◆ What is expected:
Pictures excluded, reproduce exactly the lines below from the one with "Emit a web page" through the one with "years.forEach(y => quarters.forEach(q", both included.

====== Items ======

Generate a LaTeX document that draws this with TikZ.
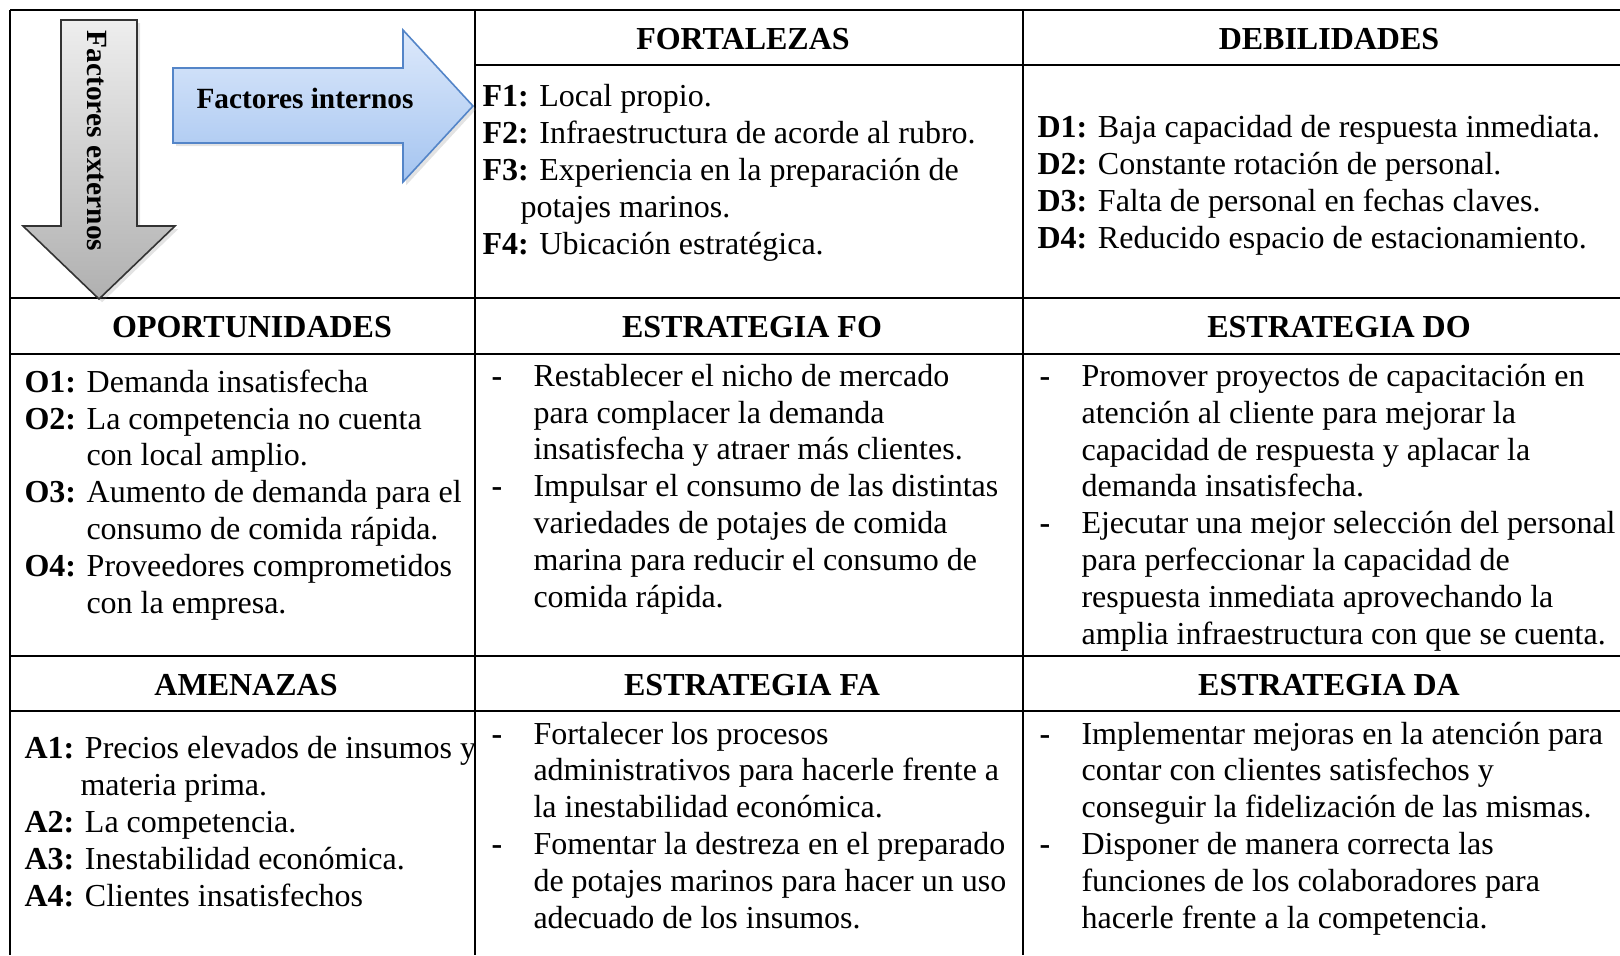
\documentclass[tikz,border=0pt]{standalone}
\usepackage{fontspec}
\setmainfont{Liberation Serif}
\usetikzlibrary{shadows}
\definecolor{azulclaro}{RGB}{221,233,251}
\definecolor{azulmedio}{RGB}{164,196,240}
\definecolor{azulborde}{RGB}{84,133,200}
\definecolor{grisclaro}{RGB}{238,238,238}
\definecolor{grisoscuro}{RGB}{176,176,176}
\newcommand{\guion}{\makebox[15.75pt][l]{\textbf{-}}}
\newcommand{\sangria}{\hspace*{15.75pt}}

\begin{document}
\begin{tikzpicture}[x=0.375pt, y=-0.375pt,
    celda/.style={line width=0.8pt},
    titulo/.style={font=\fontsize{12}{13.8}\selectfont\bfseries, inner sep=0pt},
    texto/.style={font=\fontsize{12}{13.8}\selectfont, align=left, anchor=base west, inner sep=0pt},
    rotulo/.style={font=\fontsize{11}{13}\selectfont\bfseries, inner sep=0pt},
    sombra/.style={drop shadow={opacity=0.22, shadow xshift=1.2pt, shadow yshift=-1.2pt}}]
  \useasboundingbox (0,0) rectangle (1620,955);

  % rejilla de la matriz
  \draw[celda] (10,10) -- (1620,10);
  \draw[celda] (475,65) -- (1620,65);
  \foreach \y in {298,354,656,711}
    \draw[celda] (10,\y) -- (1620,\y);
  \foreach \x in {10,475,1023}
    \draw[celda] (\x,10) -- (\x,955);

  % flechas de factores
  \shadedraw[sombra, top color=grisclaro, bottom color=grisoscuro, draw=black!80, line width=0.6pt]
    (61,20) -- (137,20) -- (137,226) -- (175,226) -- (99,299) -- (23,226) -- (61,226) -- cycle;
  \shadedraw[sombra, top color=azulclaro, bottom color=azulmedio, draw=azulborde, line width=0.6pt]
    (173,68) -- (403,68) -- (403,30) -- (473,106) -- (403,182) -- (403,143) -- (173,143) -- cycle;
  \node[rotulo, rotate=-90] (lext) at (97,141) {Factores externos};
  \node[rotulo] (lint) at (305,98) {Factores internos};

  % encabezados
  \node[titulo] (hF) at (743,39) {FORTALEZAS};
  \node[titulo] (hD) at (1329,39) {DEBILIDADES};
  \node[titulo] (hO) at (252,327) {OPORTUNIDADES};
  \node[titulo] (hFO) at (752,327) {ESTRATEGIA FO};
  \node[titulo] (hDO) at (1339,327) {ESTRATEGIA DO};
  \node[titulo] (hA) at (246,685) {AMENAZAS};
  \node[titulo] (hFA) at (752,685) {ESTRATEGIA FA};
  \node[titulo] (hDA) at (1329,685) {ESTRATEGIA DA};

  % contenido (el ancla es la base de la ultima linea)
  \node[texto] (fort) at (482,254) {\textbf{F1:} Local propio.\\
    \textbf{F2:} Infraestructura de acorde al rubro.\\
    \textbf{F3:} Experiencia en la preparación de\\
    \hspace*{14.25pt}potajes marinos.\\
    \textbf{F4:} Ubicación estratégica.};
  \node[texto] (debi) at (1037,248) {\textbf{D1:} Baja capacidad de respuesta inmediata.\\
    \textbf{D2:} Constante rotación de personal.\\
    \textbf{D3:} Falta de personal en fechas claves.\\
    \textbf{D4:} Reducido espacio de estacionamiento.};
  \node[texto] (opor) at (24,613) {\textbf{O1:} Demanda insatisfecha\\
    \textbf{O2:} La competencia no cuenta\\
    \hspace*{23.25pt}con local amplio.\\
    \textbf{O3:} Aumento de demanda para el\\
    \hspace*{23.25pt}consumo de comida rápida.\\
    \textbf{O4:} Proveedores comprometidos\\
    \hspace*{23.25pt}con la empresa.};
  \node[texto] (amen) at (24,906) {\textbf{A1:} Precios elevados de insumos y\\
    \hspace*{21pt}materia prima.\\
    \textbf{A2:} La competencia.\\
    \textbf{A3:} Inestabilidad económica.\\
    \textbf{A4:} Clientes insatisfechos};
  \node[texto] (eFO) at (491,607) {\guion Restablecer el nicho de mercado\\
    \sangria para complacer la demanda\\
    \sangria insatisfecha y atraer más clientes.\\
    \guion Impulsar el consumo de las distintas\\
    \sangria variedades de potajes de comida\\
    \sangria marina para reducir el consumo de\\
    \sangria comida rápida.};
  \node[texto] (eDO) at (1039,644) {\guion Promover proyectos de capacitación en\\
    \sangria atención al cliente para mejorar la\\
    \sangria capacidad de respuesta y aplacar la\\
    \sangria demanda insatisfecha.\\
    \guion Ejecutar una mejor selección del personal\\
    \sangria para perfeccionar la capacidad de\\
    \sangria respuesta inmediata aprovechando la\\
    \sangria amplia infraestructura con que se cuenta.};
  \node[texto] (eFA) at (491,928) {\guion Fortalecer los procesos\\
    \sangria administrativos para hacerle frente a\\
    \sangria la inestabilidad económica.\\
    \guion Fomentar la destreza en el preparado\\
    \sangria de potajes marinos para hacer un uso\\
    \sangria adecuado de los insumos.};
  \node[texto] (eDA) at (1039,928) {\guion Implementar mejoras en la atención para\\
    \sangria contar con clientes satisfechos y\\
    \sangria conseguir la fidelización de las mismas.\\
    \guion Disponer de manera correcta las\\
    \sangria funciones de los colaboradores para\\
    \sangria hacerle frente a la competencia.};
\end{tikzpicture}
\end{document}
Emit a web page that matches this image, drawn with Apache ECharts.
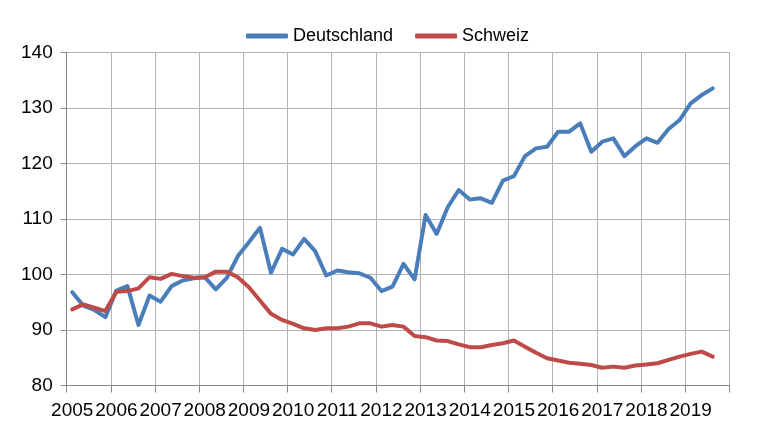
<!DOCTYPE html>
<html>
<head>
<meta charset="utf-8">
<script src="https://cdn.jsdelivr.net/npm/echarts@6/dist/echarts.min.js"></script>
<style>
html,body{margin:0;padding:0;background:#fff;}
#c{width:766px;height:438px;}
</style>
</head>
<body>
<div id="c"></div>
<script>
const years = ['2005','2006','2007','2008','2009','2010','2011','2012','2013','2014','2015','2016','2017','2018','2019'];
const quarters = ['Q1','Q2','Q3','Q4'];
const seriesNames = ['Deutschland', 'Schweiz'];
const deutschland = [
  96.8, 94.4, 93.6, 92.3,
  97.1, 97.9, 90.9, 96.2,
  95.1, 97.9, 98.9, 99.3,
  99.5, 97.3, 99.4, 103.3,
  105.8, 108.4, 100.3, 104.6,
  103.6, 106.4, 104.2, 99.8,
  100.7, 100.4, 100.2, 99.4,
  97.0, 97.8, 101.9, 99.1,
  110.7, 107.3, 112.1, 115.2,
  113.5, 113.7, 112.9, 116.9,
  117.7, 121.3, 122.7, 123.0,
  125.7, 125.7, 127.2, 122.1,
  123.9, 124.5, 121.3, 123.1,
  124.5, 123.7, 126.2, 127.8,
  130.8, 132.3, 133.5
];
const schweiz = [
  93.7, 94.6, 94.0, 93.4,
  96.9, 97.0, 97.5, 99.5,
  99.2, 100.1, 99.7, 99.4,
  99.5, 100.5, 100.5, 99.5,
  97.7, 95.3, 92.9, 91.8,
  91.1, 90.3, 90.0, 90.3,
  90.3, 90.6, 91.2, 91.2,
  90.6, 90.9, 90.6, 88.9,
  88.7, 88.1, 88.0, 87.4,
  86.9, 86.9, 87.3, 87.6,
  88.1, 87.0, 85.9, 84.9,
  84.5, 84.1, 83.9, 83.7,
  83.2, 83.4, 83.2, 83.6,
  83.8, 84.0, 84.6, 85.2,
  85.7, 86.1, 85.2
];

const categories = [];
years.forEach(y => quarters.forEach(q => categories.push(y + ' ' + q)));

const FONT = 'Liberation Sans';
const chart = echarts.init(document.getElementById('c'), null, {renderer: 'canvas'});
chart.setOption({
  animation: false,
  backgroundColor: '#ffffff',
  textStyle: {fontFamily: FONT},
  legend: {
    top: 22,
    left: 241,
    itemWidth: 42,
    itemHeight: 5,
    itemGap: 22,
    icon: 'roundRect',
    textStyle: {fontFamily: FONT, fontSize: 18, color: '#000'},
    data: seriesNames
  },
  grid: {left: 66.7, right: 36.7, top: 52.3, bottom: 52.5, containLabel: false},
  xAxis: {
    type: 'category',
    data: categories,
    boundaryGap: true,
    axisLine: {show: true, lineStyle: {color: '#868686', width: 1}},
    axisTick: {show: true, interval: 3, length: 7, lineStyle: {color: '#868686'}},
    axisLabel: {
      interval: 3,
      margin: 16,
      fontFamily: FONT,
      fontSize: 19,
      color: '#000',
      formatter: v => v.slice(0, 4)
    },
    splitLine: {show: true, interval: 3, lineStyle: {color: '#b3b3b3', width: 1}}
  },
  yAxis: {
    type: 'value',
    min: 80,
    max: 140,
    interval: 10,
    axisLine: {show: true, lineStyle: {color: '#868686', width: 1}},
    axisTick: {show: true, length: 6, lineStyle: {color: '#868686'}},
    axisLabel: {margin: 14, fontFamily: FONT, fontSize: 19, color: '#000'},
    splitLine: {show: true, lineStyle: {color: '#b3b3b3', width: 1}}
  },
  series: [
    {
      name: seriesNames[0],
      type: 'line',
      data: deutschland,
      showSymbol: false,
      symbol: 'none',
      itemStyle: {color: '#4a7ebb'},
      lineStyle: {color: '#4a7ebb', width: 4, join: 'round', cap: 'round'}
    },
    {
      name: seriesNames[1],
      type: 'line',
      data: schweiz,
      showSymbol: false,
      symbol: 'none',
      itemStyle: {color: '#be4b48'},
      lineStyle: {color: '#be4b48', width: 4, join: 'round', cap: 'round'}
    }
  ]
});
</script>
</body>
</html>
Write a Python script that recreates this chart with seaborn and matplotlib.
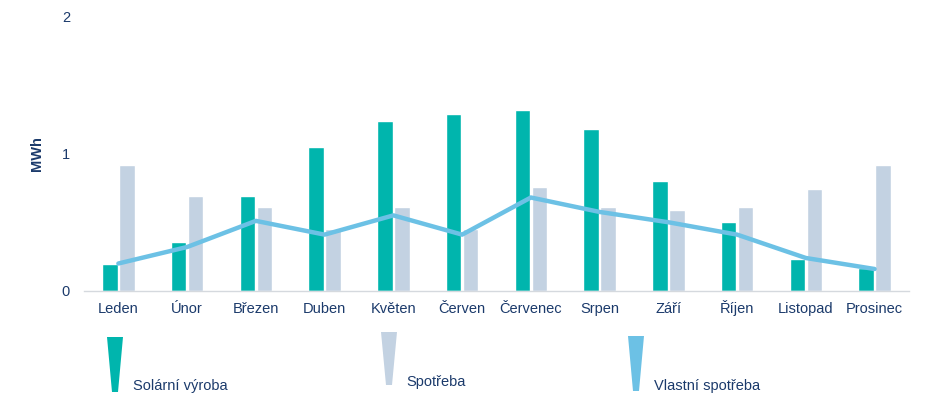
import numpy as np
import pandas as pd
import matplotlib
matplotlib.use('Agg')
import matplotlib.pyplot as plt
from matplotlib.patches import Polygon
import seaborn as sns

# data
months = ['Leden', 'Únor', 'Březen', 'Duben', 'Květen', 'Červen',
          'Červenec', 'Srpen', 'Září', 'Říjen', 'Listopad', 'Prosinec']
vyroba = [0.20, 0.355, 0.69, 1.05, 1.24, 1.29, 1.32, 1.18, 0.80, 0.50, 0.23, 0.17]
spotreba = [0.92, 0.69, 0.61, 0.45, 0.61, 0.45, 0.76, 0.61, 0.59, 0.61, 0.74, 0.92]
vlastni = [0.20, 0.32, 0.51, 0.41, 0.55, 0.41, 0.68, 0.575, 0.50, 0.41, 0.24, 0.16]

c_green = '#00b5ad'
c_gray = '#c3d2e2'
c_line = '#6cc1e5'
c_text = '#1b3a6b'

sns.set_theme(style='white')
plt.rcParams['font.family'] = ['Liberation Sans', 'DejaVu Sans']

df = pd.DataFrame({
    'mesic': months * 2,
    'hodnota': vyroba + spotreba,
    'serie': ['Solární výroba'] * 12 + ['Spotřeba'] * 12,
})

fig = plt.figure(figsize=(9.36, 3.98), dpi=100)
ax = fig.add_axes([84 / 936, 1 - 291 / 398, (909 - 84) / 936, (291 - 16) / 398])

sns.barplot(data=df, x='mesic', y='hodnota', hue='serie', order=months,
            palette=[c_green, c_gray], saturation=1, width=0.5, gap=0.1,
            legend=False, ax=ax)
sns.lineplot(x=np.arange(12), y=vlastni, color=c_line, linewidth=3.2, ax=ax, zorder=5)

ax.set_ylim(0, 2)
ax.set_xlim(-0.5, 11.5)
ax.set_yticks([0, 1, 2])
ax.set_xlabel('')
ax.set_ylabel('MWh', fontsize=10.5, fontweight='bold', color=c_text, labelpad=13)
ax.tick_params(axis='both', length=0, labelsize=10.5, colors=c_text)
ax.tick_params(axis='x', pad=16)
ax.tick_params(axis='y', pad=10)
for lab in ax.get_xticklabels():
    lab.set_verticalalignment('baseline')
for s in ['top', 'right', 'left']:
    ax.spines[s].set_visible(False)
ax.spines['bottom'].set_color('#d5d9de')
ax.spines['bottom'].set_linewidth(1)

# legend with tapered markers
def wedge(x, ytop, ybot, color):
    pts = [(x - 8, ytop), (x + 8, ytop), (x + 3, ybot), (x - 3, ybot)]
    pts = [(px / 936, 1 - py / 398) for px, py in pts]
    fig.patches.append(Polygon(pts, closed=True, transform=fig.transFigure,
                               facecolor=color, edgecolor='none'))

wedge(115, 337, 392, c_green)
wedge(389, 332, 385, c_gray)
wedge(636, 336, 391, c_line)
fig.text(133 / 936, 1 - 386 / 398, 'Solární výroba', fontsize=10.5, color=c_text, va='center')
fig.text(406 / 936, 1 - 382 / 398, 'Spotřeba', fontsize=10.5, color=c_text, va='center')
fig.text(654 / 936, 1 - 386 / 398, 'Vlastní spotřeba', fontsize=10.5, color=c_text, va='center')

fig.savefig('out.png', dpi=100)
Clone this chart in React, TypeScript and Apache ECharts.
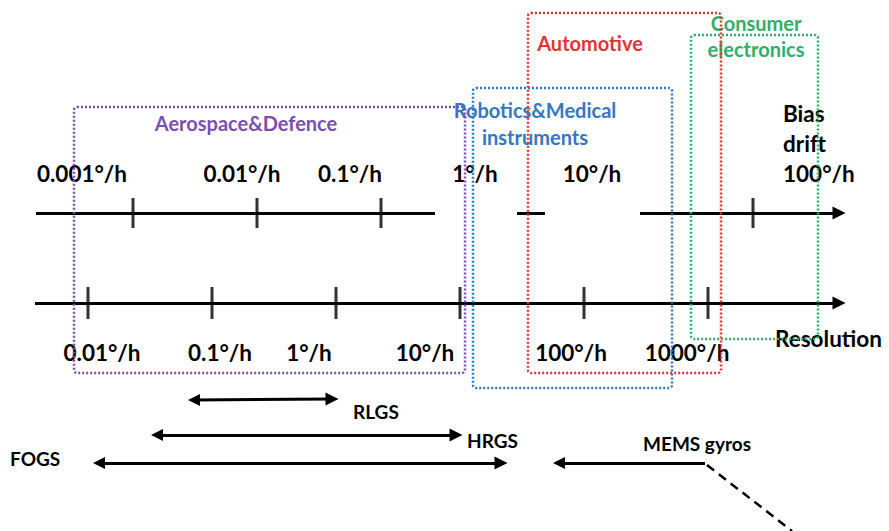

======

◆ Solved exercise:
Emit a web page that matches this image, drawn with Apache ECharts.
<!DOCTYPE html>
<html>
<head>
<meta charset="utf-8">
<script src="https://cdn.jsdelivr.net/npm/echarts@6/dist/echarts.min.js"></script>
<style>
html,body{margin:0;padding:0;background:#fff;}
#c{width:766px;height:438px;}
</style>
</head>
<body>
<div id="c"></div>
<script>
const years = ['2005','2006','2007','2008','2009','2010','2011','2012','2013','2014','2015','2016','2017','2018','2019'];
const quarters = ['Q1','Q2','Q3','Q4'];
const seriesNames = ['Deutschland', 'Schweiz'];
const deutschland = [
  96.8, 94.4, 93.6, 92.3,
  97.1, 97.9, 90.9, 96.2,
  95.1, 97.9, 98.9, 99.3,
  99.5, 97.3, 99.4, 103.3,
  105.8, 108.4, 100.3, 104.6,
  103.6, 106.4, 104.2, 99.8,
  100.7, 100.4, 100.2, 99.4,
  97.0, 97.8, 101.9, 99.1,
  110.7, 107.3, 112.1, 115.2,
  113.5, 113.7, 112.9, 116.9,
  117.7, 121.3, 122.7, 123.0,
  125.7, 125.7, 127.2, 122.1,
  123.9, 124.5, 121.3, 123.1,
  124.5, 123.7, 126.2, 127.8,
  130.8, 132.3, 133.5
];
const schweiz = [
  93.7, 94.6, 94.0, 93.4,
  96.9, 97.0, 97.5, 99.5,
  99.2, 100.1, 99.7, 99.4,
  99.5, 100.5, 100.5, 99.5,
  97.7, 95.3, 92.9, 91.8,
  91.1, 90.3, 90.0, 90.3,
  90.3, 90.6, 91.2, 91.2,
  90.6, 90.9, 90.6, 88.9,
  88.7, 88.1, 88.0, 87.4,
  86.9, 86.9, 87.3, 87.6,
  88.1, 87.0, 85.9, 84.9,
  84.5, 84.1, 83.9, 83.7,
  83.2, 83.4, 83.2, 83.6,
  83.8, 84.0, 84.6, 85.2,
  85.7, 86.1, 85.2
];

const categories = [];
years.forEach(y => quarters.forEach(q => categories.push(y + ' ' + q)));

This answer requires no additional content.